We may be headed in that direction in this country, as the two major parties move their centers of gravity further out to fringe positions left and right, leaving the voters in the moderate middle with fewer and fewer good choices. So far, third parties in this country have been a pit filled with wasted votes, but that may soon change. And then we may have more government by uneasy coalitions.

But whatever comes, and whether the issues of the day reflect real or invented situations and dangers, all political issues are ultimately just wedges to put one person, one party, or a strong coalition of similar intentions in a position to make day-to-day, on-the-ground decisions for the rest of us. Issues, principles, and voiced positions are one thing, but access to and the use of actual decision-making power is the final purpose.

1. In this part of the discussion I am purposely using the male pronoun.
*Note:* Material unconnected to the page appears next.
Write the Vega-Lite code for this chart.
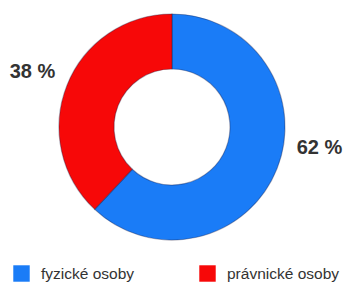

Yes, there have been some matriarchies and matrilineal societies—but not many. And yes, in recorded history many Western nations have been led by queens. During the Roman invasion, the English had a warband leader known as Boadicea and she must have been an extraordinary woman. The English have also had queens in recent history, too: Maud, Elizabeth, Anne, Victoria. But these women—extraordinary or not—generally came to power when the dynastic tradition was strong but there was no better-placed male heir at hand. The free and unrestricted choice of a woman as national leader is a much more modern phenomenon.

2. The roots of this word are the Greek olig, meaning “few, a little, or too little,” and archon, meaning “ruler” and being one of the nine chief magistrates of the ancient city.